課題は多いものの、株高が続き活気を取り戻しつつある日本経済、そして日本企業。そこへ熱いエールを送るのはボストンコン サルティング グループ(BCG)日本法人やドリームインキュベータを率いた“伝説のコンサルタント”堀紘一さんです。今回は、東証グロース市場が打ち出した「上場5年で時価総額100億円以上」という、新たな上場維持基準の是非です。

下位100社は売上高10億円以下…「中小企業」に上場の価値はあるか

東証グロース市場の上場維持基準は、現在の「上場から10年経過後に時価総額40億円以上」から、2030年以降に「上場から5年経過後に時価総額100億円以上」に変更されると報道されています。

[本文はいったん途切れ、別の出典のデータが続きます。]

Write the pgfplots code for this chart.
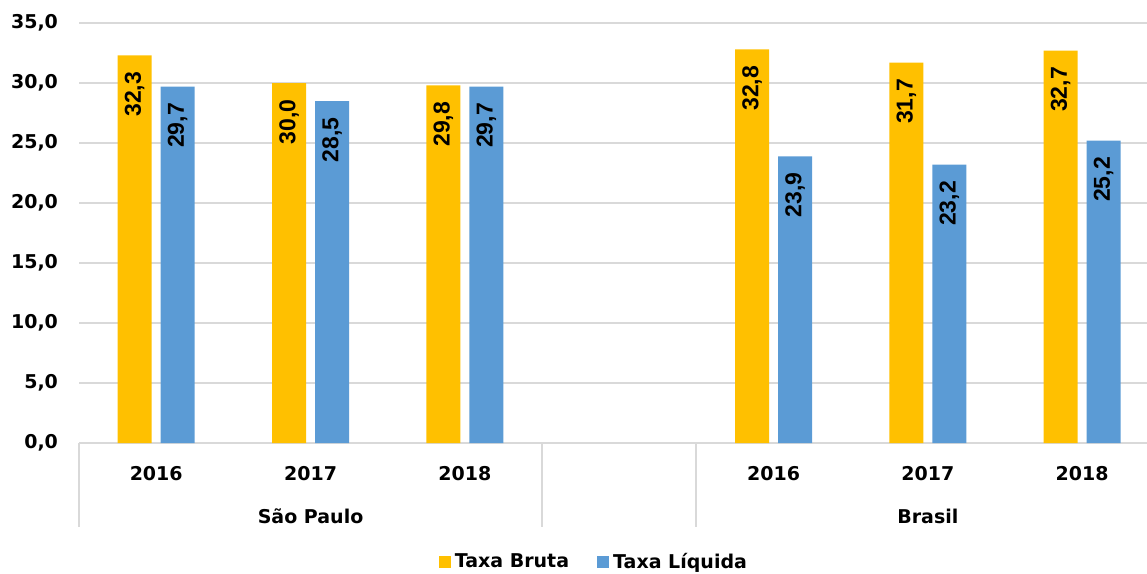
\documentclass[border=0pt]{standalone}
\usepackage{fontspec}
\setmainfont{DejaVu Sans}
\newfontfamily\lab{Liberation Sans}
\usepackage{pgfplots}
\pgfplotsset{compat=1.18}
\definecolor{bruta}{HTML}{FFC000}
\definecolor{liquida}{HTML}{5B9BD5}
\definecolor{grade}{HTML}{D9D9D9}

\begin{document}
\begin{tikzpicture}
\begin{axis}[
    scale only axis,
    width=533.7pt, height=210pt,
    ybar=4.5pt, bar width=17pt,
    xmin=-0.5, xmax=6.42, ymin=0, ymax=35,
    clip=false,
    axis line style={draw=none},
    tick style={draw=none},
    ytick={0,5,...,35},
    ymajorgrids,
    grid style={grade, line width=1pt},
    xtick={0,1,2,4,5,6},
    xticklabels={2016,2017,2018,2016,2017,2018},
    tick label style={font=\bfseries\fontsize{9.5}{11}\selectfont},
    yticklabel style={xshift=-7pt, /pgf/number format/.cd, fixed, fixed zerofill, precision=1, use comma, assume math mode=true},
    xticklabel style={yshift=-4pt},
    nodes near coords,
    every node near coord/.append style={yshift=-8pt, rotate=90, anchor=east, inner sep=0pt,
        font=\lab\bfseries\fontsize{11.5}{12}\selectfont, text=black,
        /pgf/number format/.cd, fixed, fixed zerofill, precision=1, use comma, assume math mode=true},
    legend style={at={(0.483,-0.283)}, anchor=center, draw=none, legend columns=2,
        font=\bfseries\fontsize{9.5}{11}\selectfont,
        /tikz/every even column/.append style={column sep=12pt}},
    legend image code/.code={\fill[#1] (0pt,-3pt) rectangle (6pt,3pt);},
]
\addplot[fill=bruta, draw=none] coordinates {(0,32.3) (1,30.0) (2,29.8) (4,32.8) (5,31.7) (6,32.7)};
\addplot[fill=liquida, draw=none] coordinates {(0,29.7) (1,28.5) (2,29.7) (4,23.9) (5,23.2) (6,25.2)};
\legend{Taxa Bruta, Taxa Líquida}

\draw[grade, line width=1pt] (axis cs:-0.5,0) -- ([yshift=-42pt]axis cs:-0.5,0);
\draw[grade, line width=1pt] (axis cs:2.5,0) -- ([yshift=-42pt]axis cs:2.5,0);
\draw[grade, line width=1pt] (axis cs:3.5,0) -- ([yshift=-42pt]axis cs:3.5,0);
\node[font=\bfseries\fontsize{9.5}{11}\selectfont] at ([yshift=-36.5pt]axis cs:1,0) {São Paulo};
\node[font=\bfseries\fontsize{9.5}{11}\selectfont] at ([yshift=-36.5pt]axis cs:5,0) {Brasil};

\coordinate (sw) at (rel axis cs:0,0);
\coordinate (ne) at (rel axis cs:1,1);
\end{axis}
\pgfresetboundingbox
\path ([xshift=-39.5pt,yshift=-65pt]sw) rectangle ([yshift=11.5pt]ne);
\end{tikzpicture}
\end{document}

私はベンチャーへの投資とコンサルティングを行う企業ドリームインキュベータの創業者として、これまで20年以上にわたり、海外も含めてスタートアップ企業への投資を行ってきました。ベンチャー投資家としての私の目には、今回の東証の基準変更は「ごく当然のこと」と映ります。

600社を超えるグロース上場銘柄のうち、現時点で改定後の基準を満たしている企業は200社程度だそうです。

一方、時価総額ではなく売上高で見ると、東証グロース市場には年間の売上高が100億円以上の会社は120社ほどしかなく、下位100社は年間売上高10億円以下であり、1000万円以下(売上高「なし」を含む)の会社も20社近くあります。

年間売上高が100億円未満の会社は、スタートアップといえば聞こえは良いですが、世間的には中小企業という評価です。そうした会社でも上場すると、場合によっては時価総額が100億円以上になるわけですが、実際は公開市場での株式の売買はごくわずかとみていいでしょう。経営陣やその知り合い、会社の内情をよく知るベンチャーキャピタルなどが株式を保有しているだけで、上場していてもしていなくても、大して変わらない状態といえます。

東証としては、「そういう会社は今後、うちでは扱えません」と言っているわけです。そのように考えるのは、マーケットメーカーとしては当たり前のことで、その決定に対して「けしからん」とか「なんとか上場企業として扱ってくれ」と言うとしたら、そちらのほうがおかしいでしょう。取引所としての採算を考えると、会社が大きく成長するまでの間、今は規模が小さくとも一時的に扱うということであればともかく、会社がいつまでも成長しないのに、ずっと扱い続けるわけにはいきません。

むしろエンジェルなど専門投資家の出番

時価総額が仮に200億円あったとしても、売上が年間10億円、20億円程度であれば、実質的に一般の人々の目を引くほどの経済活動はやっていないのです。はたしてそうした企業が上場する意味があるのでしょうか。会社としての上場のメリットが、上場維持に必要なコストをカバーできているかどうかも疑問です。

そうした企業については、「もう少し大きくなってから上場を考えなさい」という扱いで問題ないでしょう。上場していなくとも、「今は小粒だけれども将来性のある企業だ」と見なされれば、未上場株を扱う投資家やエンジェル投資家が資金を投じてくれるはずです。実績のない企業にはスタートアップ投資の専門家が出資すればいいだけで、一般の人から広く出資を募る「上場」という形をとる必要はないのです。